*Task to carry out*. Starting with the first line of the listing, quote each line exactly until and including the one with "const yTicks = [0, 4, 8, 12, 16, 20, 24];", leaving pictures out.
::::::::::
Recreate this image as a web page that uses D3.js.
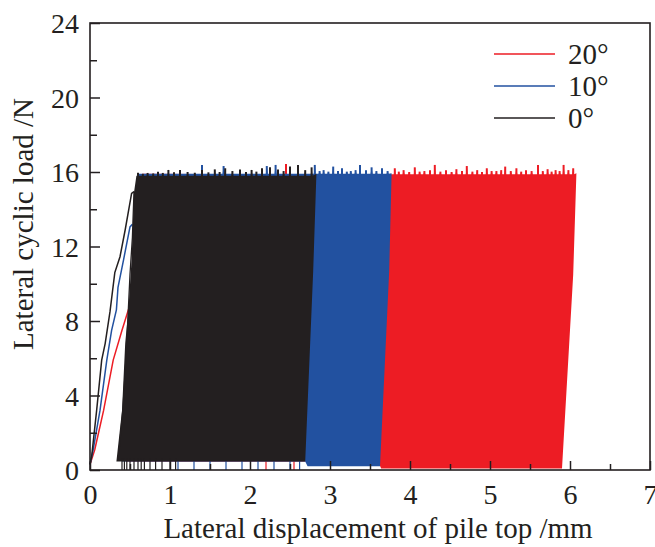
<!DOCTYPE html>
<html>
<head>
<meta charset="utf-8">
<script src="https://cdn.jsdelivr.net/npm/d3@7"></script>
<style>
  body { margin: 0; background: #fff; }
  svg text { font-family: "Liberation Serif", "Times New Roman", serif; fill: #231f20; }
</style>
</head>
<body>
<script>
const w = 655;
const h = 547;
const margin = { top: 23, right: 5, bottom: 77, left: 90 };

// legend order top to bottom
const seriesNames = ["20°", "10°", "0°"];
const seriesColors = ["#ed1c24", "#2251a0", "#231f20"];

const xTicks = [0, 1, 2, 3, 4, 5, 6, 7];
const yTicks = [0, 4, 8, 12, 16, 20, 24];

// first loading branch [displacement, load]
const loading20 = [[0, 0.3], [0.06, 1.1], [0.17, 3.2], [0.29, 5.9], [0.4, 7.5], [0.48, 8.6], [0.5, 8.8]];
const loading10 = [[0, 0.3], [0.04, 1.1], [0.125, 3.2], [0.21, 5.9], [0.27, 7.5], [0.33, 8.6], [0.35, 9.8], [0.42, 11.3], [0.5, 13.05], [0.53, 13.2]];
const loading0 = [[0, 0.3], [0.02, 0.7], [0.083, 3.2], [0.146, 5.9], [0.19, 6.8], [0.25, 8.5], [0.31, 10.6], [0.375, 11.45], [0.44, 12.9], [0.52, 14.85], [0.55, 14.95]];
const unloading0 = [[0.55, 14.95], [0.53, 12.5], [0.5, 10.5], [0.48, 8.7], [0.45, 6], [0.41, 3.2], [0.36, 0.9]];

// envelope of the cyclic loops: left edge (bottom→top), right edge (top→bottom)
const left0 = [[0.33, 0.45], [0.40, 3.2], [0.44, 6.8], [0.48, 8.6], [0.52, 11.3], [0.55, 14.9], [0.58, 15.8]];
const right0 = [[2.83, 15.9], [2.79, 10.7], [2.69, 0.45]];
const left10 = [[0.4, 0.45], [0.5, 8], [0.6, 15.9]];
const right10 = [[3.77, 15.93], [3.74, 10.7], [3.625, 0.2]];
const bottom10 = [[3.625, 0.2], [2.72, 0.2], [2.69, 0.45]];
const left20 = [[0.45, 0.45], [0.55, 8], [0.65, 15.9]];
const right20 = [[6.08, 15.93], [6.04, 10.5], [5.90, 0.08]];
const bottom20 = [[5.9, 0.08], [3.64, 0.08], [3.6, 0.45]];

// peak load of single cycles that stick out of the top [displacement, load]
const peaks0 = [[0.6, 15.96], [0.66, 15.9], [0.72, 15.95], [0.79, 15.92], [0.85, 16.02], [0.91, 15.95], [0.98, 16.11], [1.05, 15.98], [1.125, 16.11], [1.22, 16.0], [1.31, 15.96], [1.40, 16.11], [1.48, 15.98], [1.56, 16.14], [1.62, 16.0], [1.69, 16.2], [1.78, 16.05], [1.875, 16.14], [1.95, 16.0], [2.02, 16.11], [2.08, 16.02], [2.15, 16.2], [2.25, 16.25], [2.35, 16.14], [2.42, 16.05], [2.5, 16.29], [2.6, 16.38], [2.69, 16.1], [2.77, 16.25]];
const peaks10 = [[1.40, 16.38], [1.67, 16.32], [2.21, 16.32], [2.32, 16.38], [2.81, 16.38], [2.87, 16.05], [2.92, 16.1], [2.98, 16.02], [3.04, 16.29], [3.1, 16.05], [3.15, 16.2], [3.21, 16.02], [3.26, 16.05], [3.32, 16.1], [3.375, 16.38], [3.45, 16.1], [3.52, 16.25], [3.58, 16.05], [3.65, 16.2], [3.72, 16.05]];
const peaks20 = [[2.45, 16.43], [3.81, 16.2], [3.86, 16.02], [3.92, 16.1], [3.99, 16.0], [4.06, 16.25], [4.12, 16.02], [4.18, 16.05], [4.25, 16.1], [4.31, 16.38], [4.38, 16.02], [4.45, 16.1], [4.52, 16.0], [4.58, 16.15], [4.65, 16.05], [4.71, 16.32], [4.78, 16.02], [4.84, 16.1], [4.9, 16.0], [4.96, 16.2], [5.02, 16.05], [5.08, 16.05], [5.14, 16.1], [5.19, 16.29], [5.26, 16.05], [5.33, 16.2], [5.39, 16.02], [5.45, 16.1], [5.52, 16.05], [5.60, 16.38], [5.66, 16.05], [5.72, 16.15], [5.77, 16.02], [5.82, 16.1], [5.87, 16.05], [5.92, 16.38], [5.98, 16.1], [6.04, 16.2]];
const topBase = [15.88, 15.9, 15.8];

// cycles that reach down to zero load below the envelope
const drops0 = [0.4, 0.43, 0.46, 0.5, 0.55, 0.6, 0.64, 0.68, 0.75, 0.82, 0.9, 1.0, 1.07];
const drops10 = [1.1, 1.3, 1.5, 1.7, 1.9, 2.1, 2.3, 2.5, 2.62];
const drops20 = [2.2, 2.55];

const svg = d3.select("body").append("svg").attr("width", w).attr("height", h);

const x = d3.scaleLinear().domain([0, 7]).range([margin.left, w - margin.right]);
const y = d3.scaleLinear().domain([0, 24]).range([h - margin.bottom, margin.top]);

const line = d3.line().x((d) => x(d[0])).y((d) => y(d[1]));

function envelope(left, peaks, base, right, bottom) {
  const pts = [...left];
  peaks
    .filter((p) => p[0] > left[left.length - 1][0] && p[0] < right[0][0])
    .forEach((p) => {
      pts.push([p[0] - 0.012, base], [p[0], p[1]], [p[0] + 0.012, base]);
    });
  pts.push(...right);
  if (bottom) pts.push(...bottom);
  return line(pts) + "Z";
}

const plot = svg.append("g");

const groups = [
  { left: left20, right: right20, bottom: bottom20, peaks: peaks20, drops: drops20, load: loading20 },
  { left: left10, right: right10, bottom: bottom10, peaks: peaks10, drops: drops10, load: loading10 },
  { left: left0, right: right0, bottom: null, peaks: peaks0, drops: drops0, load: loading0 },
];

groups.forEach((g, i) => {
  const c = seriesColors[i];
  const base = topBase[i];
  plot.append("path").attr("d", envelope(g.left, g.peaks, base, g.right, g.bottom)).attr("fill", c);
  plot.selectAll(null)
    .data(g.peaks)
    .enter().append("line")
    .attr("x1", (d) => x(d[0])).attr("x2", (d) => x(d[0]))
    .attr("y1", y(15.8)).attr("y2", (d) => y(d[1]))
    .attr("stroke", c).attr("stroke-width", 2);
  plot.selectAll(null)
    .data(g.drops)
    .enter().append("line")
    .attr("x1", (d) => x(d)).attr("x2", (d) => x(d))
    .attr("y1", y(0.6)).attr("y2", y(0))
    .attr("stroke", c).attr("stroke-width", 1.2);
  plot.append("path").attr("d", line(g.load)).attr("fill", "none").attr("stroke", c).attr("stroke-width", 1.5);
});
plot.append("path").attr("d", line(unloading0)).attr("fill", "none").attr("stroke", seriesColors[2]).attr("stroke-width", 1.3);

// axes: inward ticks, major + minor
const axisColor = "#231f20";
const xAxis = d3.axisBottom(x).tickValues(xTicks).tickSizeInner(-9).tickSizeOuter(0).tickPadding(14).tickFormat(d3.format("d"));
const xMinor = d3.axisBottom(x).tickValues(d3.range(0.5, 7, 1)).tickSizeInner(-6).tickSizeOuter(0).tickFormat("");
const yAxis = d3.axisLeft(y).tickValues(yTicks).tickSizeInner(-10).tickSizeOuter(0).tickPadding(11).tickFormat(d3.format("d"));
const yMinor = d3.axisLeft(y).tickValues(d3.range(2, 24, 4)).tickSizeInner(-7).tickSizeOuter(0).tickFormat("");

svg.append("g").attr("transform", `translate(0,${h - margin.bottom})`).call(xAxis);
svg.append("g").attr("transform", `translate(0,${h - margin.bottom})`).call(xMinor);
const gy = svg.append("g").attr("transform", `translate(${margin.left},0)`).call(yAxis);
svg.append("g").attr("transform", `translate(${margin.left},0)`).call(yMinor);

svg.selectAll(".domain").remove();
svg.selectAll(".tick line").attr("stroke", axisColor).attr("stroke-width", 1.5);
svg.selectAll(".tick text").attr("font-size", 28).attr("font-family", "Liberation Serif").attr("fill", axisColor);
gy.selectAll(".tick text").attr("dy", "0.34em");

svg.append("rect")
  .attr("x", x(0)).attr("y", y(24))
  .attr("width", x(7) - x(0)).attr("height", y(0) - y(24))
  .attr("fill", "none").attr("stroke", axisColor).attr("stroke-width", 1.6);

// titles
svg.append("text")
  .attr("x", 378).attr("y", 538)
  .attr("text-anchor", "middle").attr("font-size", 29)
  .text("Lateral displacement of pile top /mm");
svg.append("text")
  .attr("transform", "translate(33,224) rotate(-90)")
  .attr("text-anchor", "middle").attr("font-size", 29)
  .text("Lateral cyclic load /N");

// legend
const legend = svg.append("g").attr("transform", "translate(494,54)");
seriesNames.forEach((name, i) => {
  legend.append("line")
    .attr("x1", 0).attr("x2", 61).attr("y1", i * 32).attr("y2", i * 32)
    .attr("stroke", seriesColors[i]).attr("stroke-width", 1.5);
  legend.append("text")
    .attr("x", 74).attr("y", i * 32).attr("dy", "0.35em")
    .attr("font-size", 29).attr("font-weight", 300)
    .text(name);
});
</script>
</body>
</html>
::::::::::
*Reply to the exercise*.
Recreate this image as a web page that uses D3.js.
<!DOCTYPE html>
<html>
<head>
<meta charset="utf-8">
<script src="https://cdn.jsdelivr.net/npm/d3@7"></script>
<style>
  body { margin: 0; background: #fff; }
  svg text { font-family: "Liberation Serif", "Times New Roman", serif; fill: #231f20; }
</style>
</head>
<body>
<script>
const w = 655;
const h = 547;
const margin = { top: 23, right: 5, bottom: 77, left: 90 };

// legend order top to bottom
const seriesNames = ["20°", "10°", "0°"];
const seriesColors = ["#ed1c24", "#2251a0", "#231f20"];

const xTicks = [0, 1, 2, 3, 4, 5, 6, 7];
const yTicks = [0, 4, 8, 12, 16, 20, 24];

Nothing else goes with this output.